This past weekend at the San Diego Comic Con, I got the opportunity to stop by the Antarctic Press Entertainment booth and met the creators of Bad Kids Go to Hell. They were happy to give The Flickcast one of the first issues of Bad Kids Go to Hell #2, which will be released on Wednesday. We’re proud to have the first exclusive review of the issue right here.
Bad Kids Go to Hell #2 – Antarctic Press – $3.50
Score: 7.0
What would happen to the Breakfast Club if instead of just dealing with teenage angst and a hard-nosed disciplinarian they had to worry about a curse caused by all of their parents building a library over a sacred Apache Indian burial ground? Bad Kids Go to Hell explores this scenario as four members of a pretentious high school’s elite class find themselves in detention with a kid from the wrong side of the tracks trying to avoid heading back to juvenile hall and a cynical Goth girl in tune with the occult.

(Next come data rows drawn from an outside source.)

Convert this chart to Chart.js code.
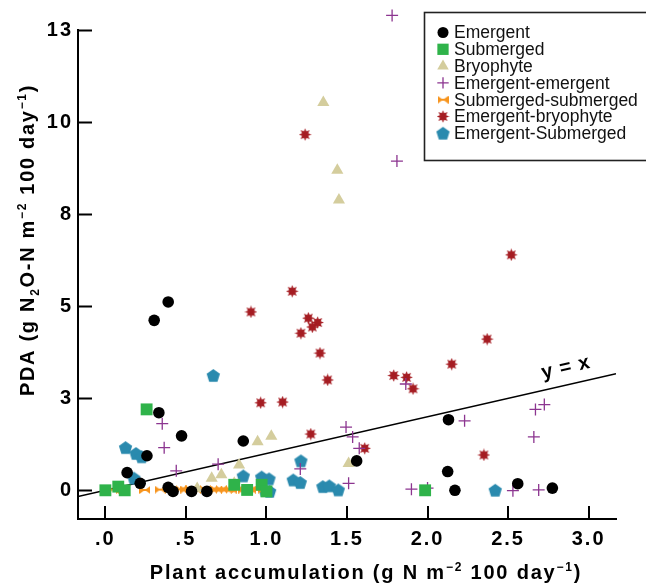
<!DOCTYPE html>
<html>
<head>
<meta charset="utf-8">
<script src="https://cdn.jsdelivr.net/npm/chart.js@4"></script>
<style>
  html, body { margin: 0; padding: 0; background: #fff; }
  canvas { display: block; }
</style>
</head>
<body>
<canvas id="pda" width="646" height="583"></canvas>
<script>
// data
let seriesNames = ['Emergent', 'Submerged', 'Bryophyte', 'Emergent-emergent',
                   'Submerged-submerged', 'Emergent-bryophyte', 'Emergent-Submerged'];

let emergentX = [0.135, 0.216, 0.258, 0.332, 0.473, 0.39, 0.42, 0.535, 0.63, 0.856, 0.303, 0.39, 1.56, 2.13, 2.125, 2.17, 2.56, 2.775];
let emergentY = [0.48, 0.19, 0.94, 2.11, 1.48, 0.08, -0.03, -0.03, -0.03, 1.34, 4.62, 5.12, 0.80, 1.92, 0.51, 0.0, 0.18, 0.06];

let submergedX = [0.256, 0.0, 0.08, 0.12, 0.80, 0.88, 0.97, 1.0, 1.985];
let submergedY = [2.2, 0.0, 0.1, 0.0, 0.15, 0.01, 0.15, -0.03, 0.0];

let bryoX = [1.353, 1.44, 1.45, 0.945, 1.03, 0.83, 0.66, 0.72, 0.80, 1.51, 0.57];
let bryoY = [10.54, 8.7, 7.89, 1.32, 1.47, 0.69, 0.33, 0.42, 0.19, 0.73, 0.05];

let emEmX = [1.78, 1.81, 0.353, 0.365, 0.44, 0.70, 1.21, 1.494, 1.535, 1.576, 1.51, 1.90, 2.0, 2.23, 1.865, 2.67, 2.725, 2.66, 2.53, 2.69];
let emEmY = [12.91, 8.95, 1.81, 1.16, 0.53, 0.71, 0.58, 1.72, 1.45, 1.14, 0.19, 0.03, 0.06, 1.89, 2.89, 2.2, 2.33, 1.45, -0.01, 0.01];

let subSubX = [0.0, 0.05, 0.10, 0.245, 0.34, 0.47, 0.50, 0.53, 0.56, 0.59, 0.62, 0.66, 0.69, 0.72, 0.75, 0.78, 0.82, 0.86, 0.90, 0.94, 0.98];
let subSubY = [0.02, 0.02, 0.02, 0.01, 0.02, 0.03, 0.02, 0.03, 0.02, 0.02, 0.03, 0.02, 0.02, 0.03, 0.02, 0.02, 0.03, 0.02, 0.02, 0.02, 0.02];

let emBryoX = [1.24, 0.904, 1.16, 1.26, 1.318, 1.285, 1.214, 1.332, 1.38, 0.964, 1.10, 1.275, 1.61, 2.37, 2.15, 1.79, 1.87, 1.91, 2.35, 2.52];
let emBryoY = [9.67, 4.85, 5.41, 4.68, 4.56, 4.44, 4.27, 3.73, 3.0, 2.38, 2.4, 1.53, 1.14, 4.11, 3.43, 3.12, 3.07, 2.76, 0.96, 6.4];

let emSubX = [0.67, 0.125, 0.19, 0.225, 0.177, 0.856, 0.97, 1.016, 0.99, 1.02, 1.214, 1.166, 1.21, 1.35, 1.39, 1.446, 2.42];
let emSubY = [3.12, 1.16, 1.0, 0.91, 0.33, 0.39, 0.36, 0.31, 0.01, -0.03, 0.8, 0.28, 0.21, 0.1, 0.12, 0.01, 0.0];

let oneToOne = [-0.17, 3.17];

let xTickValues = [0, 0.5, 1, 1.5, 2, 2.5, 3];
let xTickLabels = ['.0', '.5', '1.0', '1.5', '2.0', '2.5', '3.0'];
let yTickValues = [0, 2.5, 5, 7.5, 10, 12.5];
let yTickLabels = ['0', '3', '5', '8', '10', '13'];

const FONT = '"Liberation Sans", Arial, Helvetica, sans-serif';

function pts(xs, ys) {
    return xs.map((x, i) => ({x: x, y: ys[i]}));
}

// little canvases for the markers chart.js has no shape for
function icon(w, h, paint) {
    let c = document.createElement('canvas');
    c.width = w; c.height = h;
    paint(c.getContext('2d'), w, h);
    return c;
}
let pentagon = icon(15, 15, (g, w, h) => {
    g.fillStyle = '#2a8aae';
    g.beginPath();
    for (let k = 0; k < 5; k++) {
        let a = -Math.PI / 2 + k * 2 * Math.PI / 5;
        g.lineTo(7.5 + 7 * Math.cos(a), 8 + 7 * Math.sin(a));
    }
    g.closePath(); g.fill();
});
let burst = icon(13, 13, (g) => {
    g.fillStyle = '#a51c22';
    g.beginPath();
    for (let k = 0; k < 16; k++) {
        let a = -Math.PI / 2 + k * Math.PI / 8;
        let r = k % 2 ? 3.4 : 6.3;
        g.lineTo(6.5 + r * Math.cos(a), 6.5 + r * Math.sin(a));
    }
    g.closePath(); g.fill();
});
let bowtie = icon(11, 8, (g, w, h) => {
    g.fillStyle = '#f7941d';
    g.beginPath();
    g.moveTo(0, 0); g.lineTo(w / 2, h / 2); g.lineTo(0, h); g.closePath();
    g.moveTo(w, 0); g.lineTo(w / 2, h / 2); g.lineTo(w, h); g.closePath();
    g.fill();
    g.fillRect(0, h / 2 - 1, w, 2);
});

let markerSets = [
    {label: seriesNames[0], data: pts(emergentX, emergentY), pointStyle: 'circle', pointRadius: 5.8, backgroundColor: '#000', borderColor: '#000', borderWidth: 0},
    {label: seriesNames[1], data: pts(submergedX, submergedY), pointStyle: 'rect', pointRadius: 8.4, backgroundColor: '#2fb34a', borderColor: '#2fb34a', borderWidth: 0},
    {label: seriesNames[2], data: pts(bryoX, bryoY), pointStyle: 'triangle', pointRadius: 7, backgroundColor: '#d4cd9d', borderColor: '#d4cd9d', borderWidth: 0},
    {label: seriesNames[3], data: pts(emEmX, emEmY), pointStyle: 'cross', pointRadius: 6, backgroundColor: '#8c3590', borderColor: '#8c3590', borderWidth: 1.3},
    {label: seriesNames[4], data: pts(subSubX, subSubY), pointStyle: bowtie, pointRadius: 5},
    {label: seriesNames[5], data: pts(emBryoX, emBryoY), pointStyle: burst, pointRadius: 6},
    {label: seriesNames[6], data: pts(emSubX, emSubY), pointStyle: pentagon, pointRadius: 7}
];
markerSets.forEach(d => { d.clip = false; d.pointHoverRadius = d.pointRadius; });

let lineSet = {
    type: 'line',
    label: 'y = x',
    data: pts(oneToOne, oneToOne),
    borderColor: '#000',
    borderWidth: 1.6,
    pointRadius: 0,
    fill: false
};

// text with raised / lowered bits (kind 1 = sup, 2 = sub)
function drawRich(g, segs, cx, y, size, spacing) {
    let fontOf = k => 'bold ' + (k ? Math.round(size * 0.62) : size) + 'px ' + FONT;
    g.letterSpacing = spacing + 'px';
    let total = 0;
    segs.forEach(s => { g.font = fontOf(s[1]); total += g.measureText(s[0]).width; });
    let x = cx - total / 2;
    g.textAlign = 'left';
    g.textBaseline = 'alphabetic';
    segs.forEach(s => {
        g.font = fontOf(s[1]);
        let dy = s[1] === 1 ? -size * 0.42 : (s[1] === 2 ? size * 0.25 : 0);
        g.fillText(s[0], x, y + dy);
        x += g.measureText(s[0]).width;
    });
}

let decor = {
    id: 'decor',
    beforeDraw(chart) {
        chart.ctx.letterSpacing = '2px';
    },
    afterDraw(chart) {
        let g = chart.ctx;
        let xs = chart.scales.x, ys = chart.scales.y, a = chart.chartArea;
        g.save();
        g.fillStyle = '#000';
        g.strokeStyle = '#000';

        // left axis line, stopping at the top tick
        let yTop = Math.round(ys.getPixelForValue(yTickValues[yTickValues.length - 1]));
        g.lineWidth = 2;
        g.beginPath();
        g.moveTo(a.left, yTop - 1);
        g.lineTo(a.left, a.bottom + 1);
        g.stroke();

        // inward tick marks
        g.beginPath();
        yTickValues.forEach(v => {
            let p = Math.round(ys.getPixelForValue(v)) + 0.5;
            g.moveTo(a.left, p); g.lineTo(a.left + 14, p);
        });
        xTickValues.forEach(v => {
            let p = Math.round(xs.getPixelForValue(v));
            g.moveTo(p, a.bottom); g.lineTo(p, a.bottom - 13);
        });
        g.stroke();

        // axis titles
        drawRich(g, [['Plant accumulation (g N m', 0], ['\u22122', 1], [' 100 day', 0], ['\u22121', 1], [')', 0]],
                 366, 579, 20, 1.8);
        g.save();
        g.translate(34, 240);
        g.rotate(-Math.PI / 2);
        drawRich(g, [['PDA (g N', 0], ['2', 2], ['O-N m', 0], ['\u22122', 1], [' 100 day', 0], ['\u22121', 1], [')', 0]],
                 0, 0, 20, 1.7);
        g.restore();

        // y = x label along the line
        let x0 = xs.getPixelForValue(oneToOne[0]), y0 = ys.getPixelForValue(oneToOne[0]);
        let x1 = xs.getPixelForValue(oneToOne[1]), y1 = ys.getPixelForValue(oneToOne[1]);
        g.save();
        g.translate(xs.getPixelForValue(2.86), ys.getPixelForValue(3.33));
        g.rotate(Math.atan2(y1 - y0, x1 - x0));
        g.letterSpacing = '1px';
        g.font = 'bold 20px ' + FONT;
        g.textAlign = 'center';
        g.textBaseline = 'middle';
        g.fillText('y = x', 0, 0);
        g.restore();

        // legend box
        g.letterSpacing = '0px';
        g.lineWidth = 1.6;
        g.strokeStyle = '#222';
        g.strokeRect(424.5, 12.5, 240, 148);
        g.font = '17.5px ' + FONT;
        g.textAlign = 'left';
        g.textBaseline = 'middle';
        markerSets.forEach((d, i) => {
            let y = 32.5 + i * 16.8;
            let st = d.pointStyle;
            if (typeof st === 'object') {
                g.drawImage(st, 443 - st.width / 2, y - st.height / 2);
            } else if (Chart.helpers && Chart.helpers.drawPoint) {
                g.fillStyle = d.backgroundColor;
                g.strokeStyle = d.borderColor;
                g.lineWidth = d.borderWidth || 1;
                Chart.helpers.drawPoint(g, {pointStyle: st, radius: d.pointRadius * 0.95, borderWidth: d.borderWidth, rotation: 0}, 443, y);
            }
            g.fillStyle = '#111';
            g.fillText(d.label, 454, y + 1);
        });
        g.restore();
    }
};

new Chart(document.getElementById('pda'), {
    type: 'scatter',
    data: {datasets: markerSets.concat([lineSet])},
    options: {
        responsive: false,
        animation: false,
        layout: {padding: {left: 0, top: 5, right: 30, bottom: 0}},
        plugins: {legend: {display: false}, tooltip: {enabled: false}},
        scales: {
            x: {
                type: 'linear',
                min: -0.17,
                max: 3.17,
                afterBuildTicks: s => { s.ticks = xTickValues.map(v => ({value: v})); },
                afterFit: s => { s.height = 64; s.paddingLeft = 0; s.paddingRight = 0; },
                grid: {display: false, drawTicks: false},
                border: {display: true, color: '#000', width: 2},
                ticks: {
                    callback: (v, i) => xTickLabels[i],
                    color: '#000',
                    font: {family: FONT, size: 20, weight: 'bold'},
                    padding: 8,
                    maxRotation: 0,
                    autoSkip: false
                }
            },
            y: {
                type: 'linear',
                min: -0.78,
                max: 13.1,
                afterBuildTicks: s => { s.ticks = yTickValues.map(v => ({value: v})); },
                afterFit: s => { s.width = 78; s.paddingTop = 0; s.paddingBottom = 0; },
                grid: {display: false, drawTicks: false},
                border: {display: false},
                ticks: {
                    callback: (v, i) => yTickLabels[i],
                    color: '#000',
                    font: {family: FONT, size: 20, weight: 'bold'},
                    padding: 5,
                    autoSkip: false
                }
            }
        }
    },
    plugins: [decor]
});
</script>
</body>
</html>
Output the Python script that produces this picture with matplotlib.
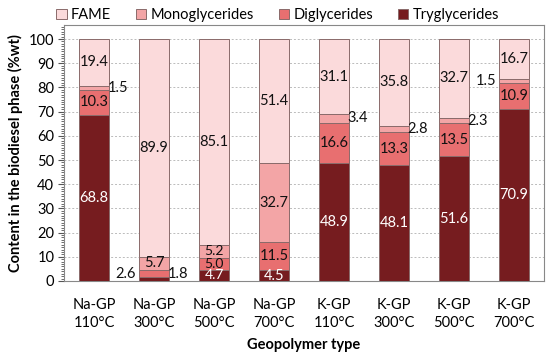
import matplotlib
matplotlib.use("Agg")
import matplotlib.pyplot as plt
import numpy as np
from matplotlib.ticker import MultipleLocator

plt.rcParams['font.family'] = ['Lato', 'DejaVu Sans']

categories = ["Na-GP\n110°C", "Na-GP\n300°C", "Na-GP\n500°C", "Na-GP\n700°C",
              "K-GP\n110°C", "K-GP\n300°C", "K-GP\n500°C", "K-GP\n700°C"]
tryglycerides = [68.8, 1.8, 4.7, 4.5, 48.9, 48.1, 51.6, 70.9]
diglycerides = [10.3, 2.6, 5.0, 11.5, 16.6, 13.3, 13.5, 10.9]
monoglycerides = [1.5, 5.7, 5.2, 32.7, 3.4, 2.8, 2.3, 1.5]
fame = [19.4, 89.9, 85.1, 51.4, 31.1, 35.8, 32.7, 16.7]

series = [("Tryglycerides", tryglycerides, "#761c1f"),
          ("Diglycerides", diglycerides, "#e86f70"),
          ("Monoglycerides", monoglycerides, "#f3a5a6"),
          ("FAME", fame, "#fbdadb")]

# label placement: 'in' inside, 'L' left, 'R' right
placement = {
    "Tryglycerides": ['in', 'R', 'in', 'in', 'in', 'in', 'in', 'in'],
    "Diglycerides": ['in', 'L', 'in', 'in', 'in', 'in', 'in', 'in'],
    "Monoglycerides": ['R', 'in', 'in', 'in', 'R', 'R', 'R', 'L'],
    "FAME": ['in'] * 8,
}

fig = plt.figure(figsize=(5.5, 3.56), dpi=100)
ax = fig.add_axes([0.1164, 0.2107, 0.8727, 0.7191])

x = np.arange(len(categories))
width = 0.5
bottom = np.zeros(len(categories))
handles = {}
for name, vals, col in series:
    vals = np.array(vals)
    b = ax.bar(x, vals, width, bottom=bottom, color=col, edgecolor="#8a6a6a",
               linewidth=0.7, zorder=3, label=name)
    handles[name] = b
    for i, v in enumerate(vals):
        yc = bottom[i] + v / 2
        pl = placement[name][i]
        tc = 'white' if name == "Tryglycerides" else '#111111'
        fs = 10.5
        if name != "FAME" and i == 2:
            fs = 10
        if pl == 'in':
            ax.text(x[i], yc, f"{v:.1f}", ha='center', va='center', fontsize=fs,
                    color=tc, zorder=5)
        elif pl == 'R':
            if name == "Tryglycerides":
                yc = 2.9
            ax.text(x[i] + width / 2 - 0.02, yc, f"{v:.1f}", ha='left', va='center',
                    fontsize=10.5, color='#111111', zorder=5)
        else:
            if name == "Diglycerides":
                yc = 3.0
            ax.text(x[i] - width / 2 - 0.05, yc, f"{v:.1f}", ha='right', va='center',
                    fontsize=10.5, color='#111111', zorder=5)
    bottom += vals

ax.set_xlim(-0.5, len(categories) - 0.5)
ax.set_ylim(0, 105.8)
ax.set_yticks(np.arange(0, 101, 10))
ax.yaxis.set_minor_locator(MultipleLocator(1))
ax.tick_params(axis='y', which='major', length=4, width=0.8, color='#555555', labelsize=10.5, pad=3)
ax.tick_params(axis='y', which='minor', length=2.5, width=0.6, color='#555555')
ax.set_xticks(x)
ax.set_xticklabels(categories, fontsize=10.5, linespacing=1.4)
ax.tick_params(axis='x', length=0, pad=12)
ax.grid(axis='y', which='major', linestyle=(0, (2, 2)), color='#bbbbbb', linewidth=0.7, zorder=0)
for s in ax.spines.values():
    s.set_color('#888888')
    s.set_linewidth(0.8)

ax.set_xlabel("Geopolymer type", fontsize=10.5, fontweight='bold', labelpad=6)
ax.set_ylabel("Content in the biodiesel phase (%wt)", fontsize=10.5, fontweight='bold', labelpad=4)

order = ["FAME", "Monoglycerides", "Diglycerides", "Tryglycerides"]
fig.legend([handles[n] for n in order], order, loc='upper center',
           bbox_to_anchor=(0.505, 1.015), ncol=4, frameon=False, fontsize=10.5,
           handlelength=0.7, handleheight=0.7, handletextpad=0.3, columnspacing=1.7)

fig.savefig("out.png", dpi=100)
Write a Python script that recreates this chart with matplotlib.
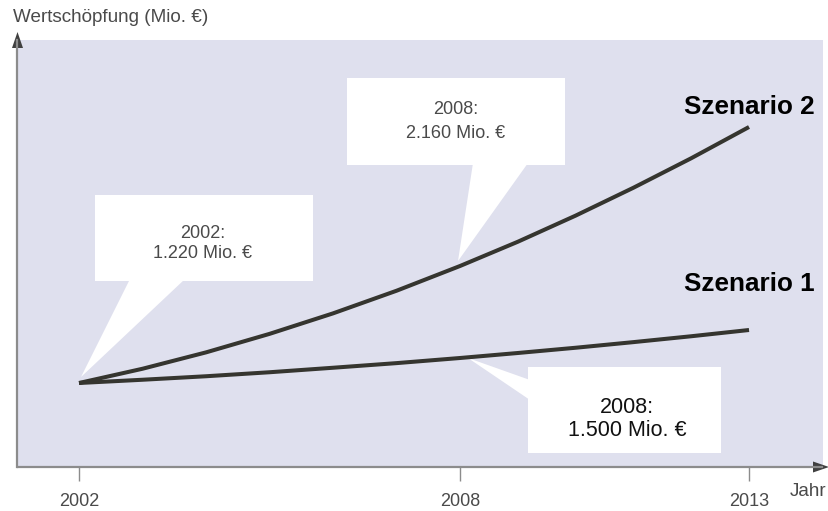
import numpy as np
import matplotlib
matplotlib.use("Agg")
import matplotlib.pyplot as plt
from matplotlib.patches import Polygon
from matplotlib.lines import Line2D

plt.rcParams['font.family'] = ['Liberation Sans', 'DejaVu Sans']

# ---- data (schematic scale in Mio. EUR) ----
years = list(range(2002, 2014))
szenario1 = [1220, 1246, 1274, 1306, 1342, 1379, 1420, 1460, 1502, 1547, 1594, 1644]
szenario2 = [1220, 1334, 1465, 1613, 1777, 1958, 2156, 2350, 2559, 2782, 3018, 3268]
tick_years = [2002, 2008, 2013]
tick_labels = ["2002", "2008", "2013"]
callout_texts = [("2002:", "1.220 Mio. €"), ("2008:", "2.160 Mio. €"), ("2008:", "1.500 Mio. €")]
series_names = ["Szenario 1", "Szenario 2"]

W, H = 829, 511
fig = plt.figure(figsize=(W / 100, H / 100), dpi=100)

def fp(x, y):
    """pixel (top-left origin) -> figure fraction"""
    return (x / W, 1 - y / H)

BG = "#DFE0EE"
LINE = "#35352F"
AX_GRAY = "#8C8C8C"
TXT = "#4A4A4A"

ax = fig.add_axes([18 / W, 1 - 467 / H, (823 - 18) / W, (467 - 40) / H])
ax.set_facecolor(BG)

# piecewise linear x scale (schematic spacing of the original)
def fwd(x):
    x = np.asarray(x, float)
    return np.where(x <= 2008, (x - 2002) * 63.5, 381 + (x - 2008) * 57.8)

def inv(u):
    u = np.asarray(u, float)
    return np.where(u <= 381, 2002 + u / 63.5, 2008 + (u - 381) / 57.8)

ax.set_xscale('function', functions=(fwd, inv))
ax.set_xlim(2001.039, 2014.28)
ax.set_ylim(548, 3964)

ax.plot(years, szenario1, color=LINE, lw=2.9, zorder=5, solid_capstyle='butt',
        solid_joinstyle='round')
ax.plot(years, szenario2, color=LINE, lw=2.9, zorder=5, solid_capstyle='butt',
        solid_joinstyle='round')

for s in ax.spines.values():
    s.set_visible(False)
ax.set_yticks([])
ax.set_xticks(tick_years)
ax.set_xticklabels(tick_labels)
ax.tick_params(axis='x', length=10, width=1, color=AX_GRAY, pad=9,
               labelsize=13, labelcolor=TXT)

# axes lines with arrows
fig.add_artist(Line2D([18 / W, 822 / W], [1 - 467 / H, 1 - 467 / H], color=AX_GRAY, lw=1.6,
                      transform=fig.transFigure))
fig.add_artist(Polygon([fp(813, 461.5), fp(829, 467), fp(813, 472.5)], closed=True,
                       facecolor="#404040", edgecolor="none", transform=fig.transFigure))
fig.add_artist(Line2D([17.5 / W, 17.5 / W], [1 - 467 / H, 1 - 40 / H], color=AX_GRAY, lw=1.6,
                      transform=fig.transFigure))
fig.add_artist(Polygon([fp(12, 48), fp(17.5, 32), fp(23, 48)], closed=True,
                       facecolor="#404040", edgecolor="none", transform=fig.transFigure))

fig.text(13 / W, 1 - 17 / H, "Wertschöpfung (Mio. €)", fontsize=13.6, color=TXT,
         ha='left', va='center')
fig.text(790 / W, 1 - 491 / H, "Jahr", fontsize=13.6, color=TXT, ha='left', va='center')

# tip positions from data
fig.canvas.draw()
to_px = lambda x, y: (ax.transData.transform((x, y))[0], H - ax.transData.transform((x, y))[1])
t1 = to_px(years[0], szenario2[0])
t2 = to_px(2008, szenario2[years.index(2008)])
t3 = to_px(2008, szenario1[years.index(2008)])

def callout(box, base, tip):
    x0, y0, x1, y1 = box
    pts = [fp(x0, y0), fp(x1, y0), fp(x1, y1), fp(x0, y1)]
    ax.add_patch(Polygon(pts, closed=True, facecolor="white", edgecolor="none",
                         transform=fig.transFigure, zorder=2))
    ax.add_patch(Polygon([fp(*base[0]), fp(*tip), fp(*base[1])], closed=True,
                         facecolor="white", edgecolor="none", transform=fig.transFigure, zorder=2))

callout((95, 195, 313, 281), [(130, 279), (185, 279)], (t1[0] + 2, t1[1] - 6))
callout((347, 78, 565, 165), [(473, 163), (528, 163)], (t2[0] - 2, t2[1] - 5))
callout((528, 367, 721, 453), [(530, 380), (530, 400)], (t3[0] + 8, t3[1]))

fig.text(203 / W, 1 - 233 / H, callout_texts[0][0], fontsize=13, color=TXT, ha='center', va='center')
fig.text(203 / W, 1 - 253 / H, callout_texts[0][1], fontsize=13, color=TXT, ha='center', va='center')
fig.text(456 / W, 1 - 110 / H, callout_texts[1][0], fontsize=13, color=TXT, ha='center', va='center')
fig.text(456 / W, 1 - 133 / H, callout_texts[1][1], fontsize=13, color=TXT, ha='center', va='center')
fig.text(627 / W, 1 - 407 / H, callout_texts[2][0], fontsize=15.5, color="#111111", ha='center', va='center')
fig.text(627 / W, 1 - 430 / H, callout_texts[2][1], fontsize=15.5, color="#111111", ha='center', va='center')

fig.text(815 / W, 1 - 107 / H, series_names[1], fontsize=18.8, fontweight='bold', color="black",
         ha='right', va='center')
fig.text(815 / W, 1 - 284 / H, series_names[0], fontsize=18.8, fontweight='bold', color="black",
         ha='right', va='center')

fig.savefig("out.png", dpi=100)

Each of the elitists, the overachieving daughter of a lawyer, the injured jock son of a councilman, the homecoming queen cutter and the pressured son of an Afghani immigrant, all try to examine how they got themselves in to the trouble that landed them in detention. The odd thing is that none of them can explain why they did what they did other than saying the idea just came over them and they didn’t feel like they were in control of themselves at the time.
The issue begins with the kids beginning their punishment, researching and writing a speech for the library’s dedication. What they find backs up the rumors they had begun discussing last issue that the school had been built on sacred Apache land. Upon further examination, they unearth some information about the last guardian of the tribe who had been forced from the land by eminent domain, committed to an asylum and took his only life after feeling he failed to protect the sacred land. And of course, before he died he made sure to place a curse on the land. Like any Goth girl, Veronica offers up the idea to have a séance to find out if there really is a curse on the school. Reluctantly, the others agree and the circle sets themselves up around a table.